The press release—among other things—announced a K50 billion cut to the proposed 2018/19 National Budget and how such a reduction would sex-up its books and please the International Monetary Fund (IMF) although that was not Treasury’s exact language but, in the end, that is what it all boiled down to.
The slash—by my rough calculation—amounts to just over three percent of total expenditure from a proposed K1.5 trillion to around K1.45 trillion. According to the statement, the chop has pushed the overall budget deficit for the next fiscal year from 4.5 percent of gross domestic product (GDP) to 3.8 percent.
Apparently, the budget butchering has also helped to narrow the primary fiscal balance—consolidated government liabilities without taking into account interest payments—from -1.1 percent of GDP to -0.4 percent.
“The primary balance is the fiscal anchor of the current ECF [Extended Credit Facility] fiscal programme with the IMF,” says the statement. Well, I hope you get the picture now: Capital Hill is desperate to remain within the fund’s supported programme targets; hence, the move to cut spending.
In other words, the decision is not being inspired by the Peter Mutharika administration’s desire to live within the country’s means through frugal spending—and there lies the problem.
That is why I expected the Treasury statement to do better than the economic jargon they have thrown around just to confuse the masses, most of whom would not even grasp what the folks at Capital Hill are talking about.
What I expected the statement to do was to explain a number of things. For example, which sectors are going to suffer? Will sectors such as health, education, agriculture, water and sanitation get hurt while, for example, State House and the overall travel budget jumps wildly in the build-up to the 2019 Tripartite Elections?
Are productive sectors such as trade, tourism and private sector development in general going to be underfunded as a result of this? What projects that may have multiplier and accelerator effects on the economy are being pushed by the wayside while non-productive, but politically popular projects, get financing priority? How will all these to ‘where to cut or not to’ decisions impact on the country’s overall economic performance?
On the other hand, what criteria did Treasury use to decide where to slash and where to increase or leave the numbers intact? And when did Finance, Economic Planning and Development Minister Goodall Gondwe realise that he had over-budgeted anyway? Was it during general debate, committee of supply or at what stage exactly?
I am saying this because K50 billion is a lot of money to realise from the blues that it has to be removed from the budget. It means that affected Ministries, Departments and Agencies (MDAs) may have to do a lot of re-programming to fit into their slashed allocations, and that is a lot of work.
Furthermore, this statement should have been accompanied by a brief report on how the austerity measures that government announced in February this year during the mid-term budget review have helped.
How much savings has Capital Hill chalked since the spending restrictions kicked in? Otherwise, as far as I am concerned, if indeed there were savings made, they should have helped to bring down the budget deficit and maybe we would not need to cut as much as is the case now.

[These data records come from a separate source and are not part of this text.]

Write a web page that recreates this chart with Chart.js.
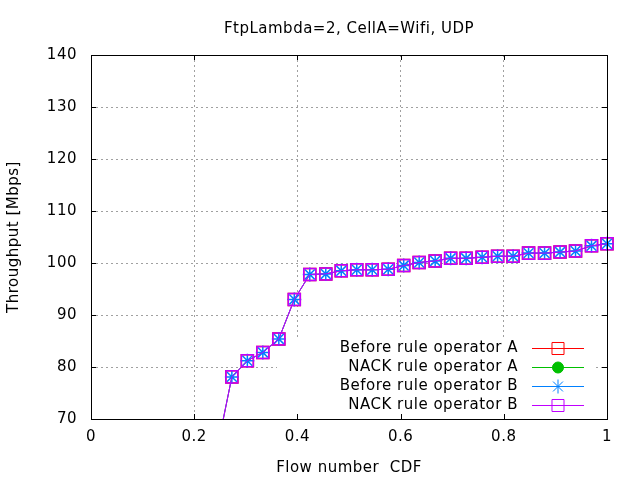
<!DOCTYPE html>
<html>
<head>
<meta charset="utf-8">
<script src="https://cdn.jsdelivr.net/npm/chart.js@4"></script>
<style>
  html, body { margin: 0; padding: 0; background: #fff; }
  #wrap { width: 640px; height: 480px; }
</style>
</head>
<body>
<div id="wrap"><canvas id="chart"></canvas></div>
<script>
// Flow number CDF (x) and throughput in Mbps (y)
const flowCdf = [0.242, 0.273, 0.303, 0.333, 0.364, 0.394, 0.424, 0.455, 0.485, 0.515, 0.545, 0.576, 0.606,
                 0.636, 0.667, 0.697, 0.727, 0.758, 0.788, 0.818, 0.848, 0.879, 0.909, 0.939, 0.970, 1.0];
const beforeA = [63.0, 78.1, 81.2, 82.8, 85.4, 93.0, 97.8, 97.9, 98.5, 98.7, 98.7, 98.8, 99.5,
                 100.1, 100.4, 100.9, 100.9, 101.1, 101.3, 101.3, 101.9, 101.9, 102.1, 102.3, 103.3, 103.7];
// no green marks are visible inside the plotted range
const nackA = [];
const beforeB = [63.0, 78.1, 81.2, 82.8, 85.4, 93.0, 97.8, 97.9, 98.5, 98.7, 98.7, 98.8, 99.5,
                 100.1, 100.4, 100.9, 100.9, 101.1, 101.3, 101.3, 101.9, 101.9, 102.1, 102.3, 103.3, 103.7];
const nackB = [63.0, 78.1, 81.2, 82.8, 85.4, 93.0, 97.8, 97.9, 98.5, 98.7, 98.7, 98.8, 99.5,
               100.1, 100.4, 100.9, 100.9, 101.1, 101.3, 101.3, 101.9, 101.9, 102.1, 102.3, 103.3, 103.7];

const seriesLabels = ['Before rule operator A', 'NACK rule operator A', 'Before rule operator B', 'NACK rule operator B'];
const xTicks = [0, 0.2, 0.4, 0.6, 0.8, 1];
const yTicks = [70, 80, 90, 100, 110, 120, 130, 140];

const FONT = 'DejaVu Sans';
Chart.defaults.font.family = FONT;
Chart.defaults.font.size = 15;
Chart.defaults.color = '#000';

const toPoints = (ys) => ys.map((y, i) => ({ x: flowCdf[i], y }));

// Build a dataset in the gnuplot "linespoints" look
// (order: lower value is painted on top, so operator B purple ends up uppermost)
const makeSeries = (label, values, color, style, radius, fill, order) => ({
    label,
    order,
    data: toPoints(values),
    borderColor: color,
    borderWidth: 1,
    pointStyle: style,
    pointRadius: radius,
    pointHoverRadius: radius,
    pointBorderColor: color,
    pointBackgroundColor: fill ? color : 'rgba(0,0,0,0)',
    pointBorderWidth: 1.5,
    tension: 0,
    clip: { left: 0, top: 10, right: 10, bottom: 0 }
});

const datasets = [
    makeSeries(seriesLabels[0], beforeA, '#ff0000', 'rect', 8.5, false, 3),
    makeSeries(seriesLabels[1], nackA, '#00c000', 'circle', 5.5, true, 2),
    makeSeries(seriesLabels[2], beforeB, '#0080ff', 'star', 7, false, 1),
    makeSeries(seriesLabels[3], nackB, '#c000ff', 'rect', 8.5, false, 0)
];

// Opaque key box, legend entries, frame and inward tick marks
const gnuplotFrame = {
    id: 'gnuplotFrame',
    beforeDraw(chart) {
        // gnuplot's png text is spaced a little wider
        chart.ctx.letterSpacing = '0.5px';
    },
    beforeDatasetsDraw(chart) {
        const { ctx, chartArea: a } = chart;
        ctx.save();
        ctx.fillStyle = '#fff';
        ctx.fillRect(a.right - 330, a.bottom - 81, 318, 81);
        ctx.restore();
    },
    afterDatasetsDraw(chart) {
        const { ctx, chartArea: a } = chart;
        ctx.save();

        // legend
        ctx.font = `15px "${FONT}"`;
        ctx.textAlign = 'right';
        ctx.textBaseline = 'middle';
        chart.data.datasets.forEach((ds, i) => {
            const y = a.bottom - 71 + i * 19;
            ctx.fillStyle = '#000';
            ctx.fillText(ds.label, a.right - 89, y);
            ctx.strokeStyle = ds.borderColor;
            ctx.lineWidth = 1;
            ctx.setLineDash([]);
            ctx.beginPath();
            ctx.moveTo(a.right - 75, y + 0.5);
            ctx.lineTo(a.right - 23, y + 0.5);
            ctx.stroke();
            ctx.fillStyle = ds.pointBackgroundColor;
            ctx.strokeStyle = ds.pointBorderColor;
            ctx.lineWidth = 1;
            Chart.helpers.drawPoint(ctx, {
                pointStyle: ds.pointStyle,
                radius: ds.pointRadius,
                rotation: 0,
                borderWidth: 1
            }, a.right - 49, y + 0.5);
        });

        // frame
        ctx.strokeStyle = '#000';
        ctx.lineWidth = 1;
        ctx.strokeRect(Math.round(a.left) + 0.5, Math.round(a.top) + 0.5,
            Math.round(a.right - a.left), Math.round(a.bottom - a.top));

        // inward tick marks on all four sides
        const xs = chart.scales.x, ys = chart.scales.y;
        const tl = 5;
        ctx.beginPath();
        xTicks.forEach(v => {
            const px = Math.round(xs.getPixelForValue(v)) + 0.5;
            ctx.moveTo(px, a.bottom); ctx.lineTo(px, a.bottom - tl);
            ctx.moveTo(px, a.top); ctx.lineTo(px, a.top + tl);
        });
        yTicks.forEach(v => {
            const py = Math.round(ys.getPixelForValue(v)) + 0.5;
            ctx.moveTo(a.left, py); ctx.lineTo(a.left + tl, py);
            ctx.moveTo(a.right, py); ctx.lineTo(a.right - tl, py);
        });
        ctx.stroke();
        ctx.restore();
    }
};

new Chart(document.getElementById('chart').getContext('2d'), {
    type: 'line',
    data: { datasets },
    plugins: [gnuplotFrame],
    options: {
        responsive: true,
        maintainAspectRatio: false,
        animation: false,
        devicePixelRatio: 1,
        layout: { padding: { left: 0, right: 33, top: 0, bottom: 0 } },
        plugins: {
            legend: { display: false },
            tooltip: { enabled: false },
            title: {
                display: true,
                text: 'FtpLambda=2, CellA=Wifi, UDP',
                fullSize: false,
                color: '#000',
                font: { family: FONT, size: 15, weight: 'normal', lineHeight: 1.2 },
                padding: { top: 20, bottom: 17 }
            }
        },
        scales: {
            x: {
                type: 'linear',
                min: 0,
                max: 1,
                afterFit: (scale) => { scale.height = 61; },
                afterBuildTicks: (scale) => { scale.ticks = xTicks.map(v => ({ value: v })); },
                ticks: {
                    padding: 9,
                    maxRotation: 0,
                    callback: (v) => String(+v.toFixed(1))
                },
                grid: { color: '#a0a0a0', lineWidth: 1, drawTicks: false },
                border: { display: false, dash: [2, 3] },
                title: {
                    display: true,
                    text: 'Flow number  CDF',
                    font: { family: FONT, size: 15 },
                    padding: { top: 0, bottom: 3 }
                }
            },
            y: {
                type: 'linear',
                min: 70,
                max: 140,
                afterFit: (scale) => { scale.width = 91; },
                afterBuildTicks: (scale) => { scale.ticks = yTicks.map(v => ({ value: v })); },
                ticks: { padding: 14 },
                grid: { color: '#a0a0a0', lineWidth: 1, drawTicks: false },
                border: { display: false, dash: [2, 3] },
                title: {
                    display: true,
                    text: 'Throughput [Mbps]',
                    font: { family: FONT, size: 15 },
                    padding: { top: 5, bottom: 0 }
                }
            }
        }
    }
});
</script>
</body>
</html>
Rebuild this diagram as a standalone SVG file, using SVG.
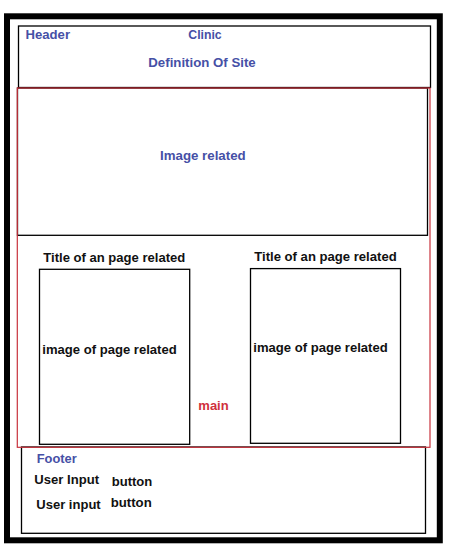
<svg xmlns="http://www.w3.org/2000/svg" width="450" height="548" viewBox="0 0 450 548">
  <style>
    .frame { fill: none; stroke: #000; stroke-width: 6; }
    .box { fill: none; stroke: #000; stroke-width: 1.3; }
    .mainbox { fill: none; stroke: #c8323c; stroke-width: 1.2; }
    text { font-family: "Liberation Sans", Arial, sans-serif; font-weight: bold; font-size: 13px; }
    .blue { fill: #4650a6; }
    .dark { fill: #111; }
    .red { fill: #d0303c; }
  </style>
  <rect width="450" height="548" fill="#fff"/>

  <!-- page frame -->
  <g id="page">
    <rect class="frame" x="7" y="16.3" width="432.8" height="524"/>
  </g>

  <!-- header section -->
  <g id="header">
    <rect class="box" x="18.5" y="26" width="412" height="61.5"/>
    <text class="blue" x="25.5" y="39" textLength="44.5" lengthAdjust="spacingAndGlyphs">Header</text>
    <text class="blue" x="188.3" y="39" textLength="33.4" lengthAdjust="spacingAndGlyphs">Clinic</text>
    <text class="blue" x="148.3" y="66.7" textLength="107.4" lengthAdjust="spacingAndGlyphs">Definition Of Site</text>
  </g>

  <!-- footer section -->
  <g id="footer">
    <rect class="box" x="21.5" y="447" width="404" height="86.3"/>
    <text class="blue" x="36.7" y="462.7" textLength="40" lengthAdjust="spacingAndGlyphs">Footer</text>
    <text class="dark" x="34.3" y="484.3" textLength="64.7" lengthAdjust="spacingAndGlyphs">User Input</text>
    <text class="dark" x="111.7" y="486.3" textLength="40.6" lengthAdjust="spacingAndGlyphs">button</text>
    <text class="dark" x="36.3" y="509" textLength="64.4" lengthAdjust="spacingAndGlyphs">User input</text>
    <text class="dark" x="110.7" y="506.7" textLength="41" lengthAdjust="spacingAndGlyphs">button</text>
  </g>

  <!-- banner image -->
  <g id="banner">
    <rect class="box" x="17.5" y="88" width="410" height="147.3"/>
    <text class="blue" x="160" y="160" textLength="85.7" lengthAdjust="spacingAndGlyphs">Image related</text>
  </g>

  <!-- page cards -->
  <g id="card-left">
    <text class="dark" x="43.3" y="262.3" textLength="142" lengthAdjust="spacingAndGlyphs">Title of an page related</text>
    <rect class="box" x="39.5" y="269.3" width="150.2" height="175"/>
    <text class="dark" x="42.3" y="353.5" textLength="134.4" lengthAdjust="spacingAndGlyphs">image of page related</text>
  </g>
  <g id="card-right">
    <text class="dark" x="254.3" y="261.3" textLength="142.4" lengthAdjust="spacingAndGlyphs">Title of an page related</text>
    <rect class="box" x="250.5" y="268.6" width="150" height="174.7"/>
    <text class="dark" x="253.3" y="352.4" textLength="134.4" lengthAdjust="spacingAndGlyphs">image of page related</text>
  </g>

  <!-- main content area -->
  <g id="main">
    <rect class="mainbox" x="17.3" y="88" width="412.7" height="359.3"/>
    <text class="red" x="198.3" y="410.3" textLength="30.4" lengthAdjust="spacingAndGlyphs">main</text>
  </g>

  <g id="connectors"/>
</svg>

In outlining some of the measures; Gondwe said there would be cuts to the travel budget—such as chops to fuel allocations, sharply limiting the number of officials travelling business class and shrinking the number of people enjoying vehicle benefits.
He said these actions would help to reduce spending on travel by as much as 10 percent. In fact, the minister even said he could cut waste by as much as K30 billion. Was this achieved? What progress was made in this area?
Unless Treasury gets to account for what it promised Malawians in terms of shedding wasteful spending, exacting cuts for the sake of meeting IMF targets may only achieve one thing: making innocent people suffer more while depressing economic growth.